There are few sides at this summer’s World Cup that can match the quality of Belgium.
From front to back, they boast world class star after world class star. They have one of the tournament’s best frontman in Eden Hazard and one of the tournament’s best central playmakers in Kevin De Bruyne.
There is one rather gaping hole in their lineup, though.
It is a strange quirk of this generation of Belgian players that for all the superstars they have produced, they have yet to produce an adequate left-back. For years, this has resulted in Jan Vertonghen being shoe-horned in on the left side of the defence.
This is something of a waste, given the Spurs man’s quality, but with Manchester United transfer target Toby Alderweireld and Vincent Kompany to call upon as a centre-back partnership the Red Devils have got away with it.
Roberto Martínez, in typical fashion, has attempted to think his way around this deficiency, though. For this World Cup, he has deployed a back three, using Vertonghen on the left-hand side of the defence, but ahead of him he has played Yannick Carrasco as a wing-back. That’s the same Carrasco who has played as an out-and-out attacker for all of his career up until now.
This has drawn derision from some quarters and there were signs in the opening group game performance against Panama that opposition sides will be able to expose Carrasco’s weakness as a left wing back. In this decision, Martínez has made himself a target, with the Spaniard burdened with the pressure of ensuring Belgium’s golden generation fulfil their potential.
The injury suffered by Manchester City skipper Kompany in the lead up to the World Cup might force Martínez's hand, though. The centre-back was missing for the opening group game against Panama, with Dedryck Boyata taking his place alongside Alderweireld. That is quite the drop-off in quality.
Boyata might have been considered a promising young defender at one time, but he has forged himself a reputation as something of a liability over the past two seasons at Celtic. Panama did not cause any problems for Belgium, but higher calibre sides will surely test Boyata. That might not work out too well for the Red Devils.
And so Martínez might ultimately switch back to a flat back four, with Vertonghen on the left side of the defence. That way, Belgium could pack things tight in the middle, pushing Vertonghen into a more central role when defending. Otherwise, the back three could leave space for sides to expose between Carrasco and the left-sided centre-back.

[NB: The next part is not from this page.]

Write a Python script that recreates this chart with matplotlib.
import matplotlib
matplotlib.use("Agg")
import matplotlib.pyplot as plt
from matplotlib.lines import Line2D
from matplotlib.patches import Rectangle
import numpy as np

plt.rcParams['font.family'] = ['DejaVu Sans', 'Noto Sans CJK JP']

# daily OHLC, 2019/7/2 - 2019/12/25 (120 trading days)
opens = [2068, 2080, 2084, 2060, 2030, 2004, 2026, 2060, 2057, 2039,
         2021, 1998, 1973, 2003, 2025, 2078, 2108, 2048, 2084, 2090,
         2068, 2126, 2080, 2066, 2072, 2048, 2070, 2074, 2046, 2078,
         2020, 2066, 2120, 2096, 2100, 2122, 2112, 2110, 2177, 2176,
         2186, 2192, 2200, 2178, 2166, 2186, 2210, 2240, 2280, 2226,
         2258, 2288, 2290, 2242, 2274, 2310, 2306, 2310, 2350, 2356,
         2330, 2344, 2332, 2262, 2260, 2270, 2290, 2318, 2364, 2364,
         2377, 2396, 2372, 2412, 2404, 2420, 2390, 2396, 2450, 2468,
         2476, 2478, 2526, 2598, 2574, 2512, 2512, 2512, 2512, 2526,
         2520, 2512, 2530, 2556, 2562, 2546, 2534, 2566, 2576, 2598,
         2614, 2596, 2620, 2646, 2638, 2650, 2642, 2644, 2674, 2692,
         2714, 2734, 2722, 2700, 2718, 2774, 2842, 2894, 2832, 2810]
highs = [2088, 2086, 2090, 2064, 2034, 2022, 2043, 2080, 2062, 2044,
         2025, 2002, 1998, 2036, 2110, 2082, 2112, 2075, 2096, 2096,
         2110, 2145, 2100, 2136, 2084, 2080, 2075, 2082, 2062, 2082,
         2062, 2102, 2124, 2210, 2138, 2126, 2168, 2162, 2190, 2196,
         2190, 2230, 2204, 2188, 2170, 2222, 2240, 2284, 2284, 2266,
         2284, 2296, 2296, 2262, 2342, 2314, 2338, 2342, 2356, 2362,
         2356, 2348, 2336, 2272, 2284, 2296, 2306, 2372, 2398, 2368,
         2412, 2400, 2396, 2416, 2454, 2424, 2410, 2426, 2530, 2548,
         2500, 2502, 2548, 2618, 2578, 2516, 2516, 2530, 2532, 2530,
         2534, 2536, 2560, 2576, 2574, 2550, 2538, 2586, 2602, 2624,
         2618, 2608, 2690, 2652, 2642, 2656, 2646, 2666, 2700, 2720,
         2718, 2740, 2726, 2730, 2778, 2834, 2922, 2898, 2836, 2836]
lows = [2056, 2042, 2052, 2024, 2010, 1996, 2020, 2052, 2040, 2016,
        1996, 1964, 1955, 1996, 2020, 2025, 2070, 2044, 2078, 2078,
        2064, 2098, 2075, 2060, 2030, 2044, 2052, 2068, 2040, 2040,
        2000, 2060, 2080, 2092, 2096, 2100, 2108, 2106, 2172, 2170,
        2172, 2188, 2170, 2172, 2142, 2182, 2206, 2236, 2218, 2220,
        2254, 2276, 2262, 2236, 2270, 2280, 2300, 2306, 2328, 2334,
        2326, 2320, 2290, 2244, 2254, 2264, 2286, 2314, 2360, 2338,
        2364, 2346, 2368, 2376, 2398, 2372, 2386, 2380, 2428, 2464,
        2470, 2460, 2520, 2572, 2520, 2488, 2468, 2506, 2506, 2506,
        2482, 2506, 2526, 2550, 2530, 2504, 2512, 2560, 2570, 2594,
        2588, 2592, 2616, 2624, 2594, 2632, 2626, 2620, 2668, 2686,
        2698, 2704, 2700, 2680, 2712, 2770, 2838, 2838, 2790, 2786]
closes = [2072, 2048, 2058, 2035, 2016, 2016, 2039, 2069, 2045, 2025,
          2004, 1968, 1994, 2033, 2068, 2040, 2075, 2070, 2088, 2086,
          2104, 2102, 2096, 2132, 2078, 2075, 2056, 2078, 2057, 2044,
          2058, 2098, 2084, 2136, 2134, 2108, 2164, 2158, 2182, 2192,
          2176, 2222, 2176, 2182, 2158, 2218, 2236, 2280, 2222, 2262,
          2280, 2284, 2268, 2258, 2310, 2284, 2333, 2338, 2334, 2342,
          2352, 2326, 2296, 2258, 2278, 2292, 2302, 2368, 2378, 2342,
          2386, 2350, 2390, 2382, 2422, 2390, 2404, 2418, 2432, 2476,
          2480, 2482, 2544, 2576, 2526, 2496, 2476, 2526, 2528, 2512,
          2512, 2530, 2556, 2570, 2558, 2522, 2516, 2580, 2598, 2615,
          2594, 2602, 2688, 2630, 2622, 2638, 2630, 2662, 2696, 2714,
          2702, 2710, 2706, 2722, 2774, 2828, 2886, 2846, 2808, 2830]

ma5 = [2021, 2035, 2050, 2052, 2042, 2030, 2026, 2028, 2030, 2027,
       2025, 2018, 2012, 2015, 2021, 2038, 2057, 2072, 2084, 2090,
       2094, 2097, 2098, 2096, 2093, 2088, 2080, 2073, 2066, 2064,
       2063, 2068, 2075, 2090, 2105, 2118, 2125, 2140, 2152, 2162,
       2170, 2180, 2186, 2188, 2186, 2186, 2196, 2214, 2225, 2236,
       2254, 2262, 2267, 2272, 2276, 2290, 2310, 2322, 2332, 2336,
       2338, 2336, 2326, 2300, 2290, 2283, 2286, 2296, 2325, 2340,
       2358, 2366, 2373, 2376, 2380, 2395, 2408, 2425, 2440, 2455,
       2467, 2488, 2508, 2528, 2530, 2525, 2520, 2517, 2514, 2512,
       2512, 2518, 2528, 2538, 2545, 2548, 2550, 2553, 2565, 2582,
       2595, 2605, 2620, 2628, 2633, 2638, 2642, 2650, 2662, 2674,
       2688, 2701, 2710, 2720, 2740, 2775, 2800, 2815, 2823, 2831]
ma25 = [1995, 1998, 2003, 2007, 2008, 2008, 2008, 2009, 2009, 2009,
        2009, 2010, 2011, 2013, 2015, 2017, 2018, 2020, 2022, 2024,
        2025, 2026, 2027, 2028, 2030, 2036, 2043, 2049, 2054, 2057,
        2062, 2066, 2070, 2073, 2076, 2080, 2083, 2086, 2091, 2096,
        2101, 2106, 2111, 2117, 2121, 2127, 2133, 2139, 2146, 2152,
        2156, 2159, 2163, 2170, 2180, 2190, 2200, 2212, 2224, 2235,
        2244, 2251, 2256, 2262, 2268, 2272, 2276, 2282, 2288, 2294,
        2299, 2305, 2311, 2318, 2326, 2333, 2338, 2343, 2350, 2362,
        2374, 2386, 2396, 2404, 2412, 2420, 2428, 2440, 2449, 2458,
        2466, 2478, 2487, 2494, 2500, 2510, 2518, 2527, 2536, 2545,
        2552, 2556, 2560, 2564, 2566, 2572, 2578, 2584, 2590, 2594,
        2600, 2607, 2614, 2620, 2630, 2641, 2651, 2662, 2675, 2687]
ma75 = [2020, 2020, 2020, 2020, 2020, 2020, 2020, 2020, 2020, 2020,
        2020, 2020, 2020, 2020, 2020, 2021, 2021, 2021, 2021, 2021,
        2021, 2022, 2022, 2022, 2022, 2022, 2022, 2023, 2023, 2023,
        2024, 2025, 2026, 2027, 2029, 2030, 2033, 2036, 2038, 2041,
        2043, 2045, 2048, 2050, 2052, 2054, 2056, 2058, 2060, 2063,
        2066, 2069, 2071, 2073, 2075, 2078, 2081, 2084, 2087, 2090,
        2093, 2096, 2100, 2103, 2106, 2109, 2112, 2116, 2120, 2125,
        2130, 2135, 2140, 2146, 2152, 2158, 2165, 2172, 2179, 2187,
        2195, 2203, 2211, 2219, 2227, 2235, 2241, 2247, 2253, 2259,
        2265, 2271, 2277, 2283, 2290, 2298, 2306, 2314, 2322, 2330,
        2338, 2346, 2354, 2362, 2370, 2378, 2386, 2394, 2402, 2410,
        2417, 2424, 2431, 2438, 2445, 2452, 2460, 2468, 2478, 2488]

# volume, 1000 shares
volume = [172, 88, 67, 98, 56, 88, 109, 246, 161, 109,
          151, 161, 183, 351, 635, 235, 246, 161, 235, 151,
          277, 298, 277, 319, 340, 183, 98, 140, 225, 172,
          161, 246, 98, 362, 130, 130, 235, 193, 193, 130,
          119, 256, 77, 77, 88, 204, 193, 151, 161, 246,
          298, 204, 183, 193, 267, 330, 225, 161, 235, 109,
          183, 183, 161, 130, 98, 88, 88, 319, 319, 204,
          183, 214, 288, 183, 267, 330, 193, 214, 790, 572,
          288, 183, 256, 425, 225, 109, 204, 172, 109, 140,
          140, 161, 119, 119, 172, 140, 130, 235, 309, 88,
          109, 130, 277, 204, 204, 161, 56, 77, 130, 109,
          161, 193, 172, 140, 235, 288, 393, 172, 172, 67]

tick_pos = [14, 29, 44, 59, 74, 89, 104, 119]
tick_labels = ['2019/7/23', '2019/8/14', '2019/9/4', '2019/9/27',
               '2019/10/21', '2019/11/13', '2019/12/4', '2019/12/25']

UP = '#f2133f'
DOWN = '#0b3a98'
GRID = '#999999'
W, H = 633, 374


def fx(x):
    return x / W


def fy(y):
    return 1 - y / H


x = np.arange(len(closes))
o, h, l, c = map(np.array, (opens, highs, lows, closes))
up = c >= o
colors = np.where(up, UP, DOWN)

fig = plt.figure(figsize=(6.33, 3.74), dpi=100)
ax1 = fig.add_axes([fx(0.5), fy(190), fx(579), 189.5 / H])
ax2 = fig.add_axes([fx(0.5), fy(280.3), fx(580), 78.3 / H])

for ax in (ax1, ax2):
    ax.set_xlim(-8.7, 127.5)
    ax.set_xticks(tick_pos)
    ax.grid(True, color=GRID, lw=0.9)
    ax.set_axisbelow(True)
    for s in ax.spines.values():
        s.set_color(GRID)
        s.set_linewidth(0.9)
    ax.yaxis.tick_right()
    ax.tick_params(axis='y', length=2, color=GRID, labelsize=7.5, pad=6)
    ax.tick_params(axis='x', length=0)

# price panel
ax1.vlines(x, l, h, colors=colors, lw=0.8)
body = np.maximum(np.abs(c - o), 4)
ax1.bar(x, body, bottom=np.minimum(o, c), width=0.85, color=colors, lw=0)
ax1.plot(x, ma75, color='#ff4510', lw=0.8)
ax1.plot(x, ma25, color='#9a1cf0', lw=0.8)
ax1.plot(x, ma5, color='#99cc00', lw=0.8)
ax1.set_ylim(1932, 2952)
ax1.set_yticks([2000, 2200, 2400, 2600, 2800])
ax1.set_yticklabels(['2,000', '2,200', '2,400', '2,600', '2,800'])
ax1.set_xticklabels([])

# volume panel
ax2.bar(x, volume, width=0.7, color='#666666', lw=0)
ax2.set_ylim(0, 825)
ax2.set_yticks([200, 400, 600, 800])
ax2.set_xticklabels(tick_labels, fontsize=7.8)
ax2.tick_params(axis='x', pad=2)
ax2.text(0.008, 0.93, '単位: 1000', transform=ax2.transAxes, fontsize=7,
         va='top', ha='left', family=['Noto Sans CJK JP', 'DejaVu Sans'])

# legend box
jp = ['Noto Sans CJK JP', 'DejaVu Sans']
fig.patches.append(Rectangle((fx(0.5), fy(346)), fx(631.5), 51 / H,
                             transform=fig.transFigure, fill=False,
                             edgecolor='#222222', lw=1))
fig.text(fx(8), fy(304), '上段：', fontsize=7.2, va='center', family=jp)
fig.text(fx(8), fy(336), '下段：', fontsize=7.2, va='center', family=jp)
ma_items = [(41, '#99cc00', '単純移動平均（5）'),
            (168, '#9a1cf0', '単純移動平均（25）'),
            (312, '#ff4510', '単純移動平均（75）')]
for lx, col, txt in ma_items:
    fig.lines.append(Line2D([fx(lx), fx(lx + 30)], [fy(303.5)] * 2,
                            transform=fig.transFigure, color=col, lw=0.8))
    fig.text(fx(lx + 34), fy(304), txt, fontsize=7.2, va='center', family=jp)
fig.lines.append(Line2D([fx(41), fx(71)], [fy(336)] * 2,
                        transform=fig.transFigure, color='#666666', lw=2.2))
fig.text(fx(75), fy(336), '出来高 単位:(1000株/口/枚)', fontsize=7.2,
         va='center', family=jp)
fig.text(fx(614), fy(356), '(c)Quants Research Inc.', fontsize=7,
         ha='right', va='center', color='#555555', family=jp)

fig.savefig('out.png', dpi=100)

It wasn’t so much that Carrasco was poor against Panama, in fact he was one of the better players on the pitch, it’s that his deficiencies as a wing-back will be exposed against a better team. Positionally, he was suspect, allowing his natural attacking urgencies to get the better of him on more than one occasion.
Carrasco made many of the same runs as Hazard and Dries Mertens, often stepping on the toes of his team-mates. This resulted in the 24-year-old failing to register a single cross in 90 minutes of play, also making just one dribble.
Football Whispers' exclusive Player Persona model, below, characterises Carrasco by his statical traits from the season gone which show him to be a player who embarks on a lot of dribbles and takes plenty of shots. Defending, unsurprisingly, is not a big part of his game.
Statistically, Carrasco threatened to make an impression, but his performance flattered to deceive. He offered little in the way of attacking threat and even less in the way of defensive nous.
In no way is the former Atlético Madrid man, who now plays in China, a good fit for that position. Unless Belgium are chasing a goal with only minutes left to play, when they plan on overloading the opposition defence with attacker after attacker, he should not be deployed there.
As part of a holistic game plan from the start, though, Carrasco is a complete misfit.
Martínez's use of Carrasco is reflective of the way he is shunting a number of round-shaped pegs into 11 square pegs. He has come up with a system that he wants to work, but doesn’t have the personnel to implement it.
Perhaps even more pressing a concern is the space that tends to open up between the defence and midfield. “Mexico were just tactically better,” De Bruyne explained after a draw against El Tri in November. “Their system made our five defenders sit deep and we were swimming in midfield – it was five against seven.”
Belgium started their World Cup campaign with a 3-0 win over Panama, but there are a number of issues for Martínez to resolve if they are to make a run deep into the latter stages of the tournament.
Most of those issues come back to the system, though. The system that sees Carrasco bafflingly shoe-horned in as a wing back.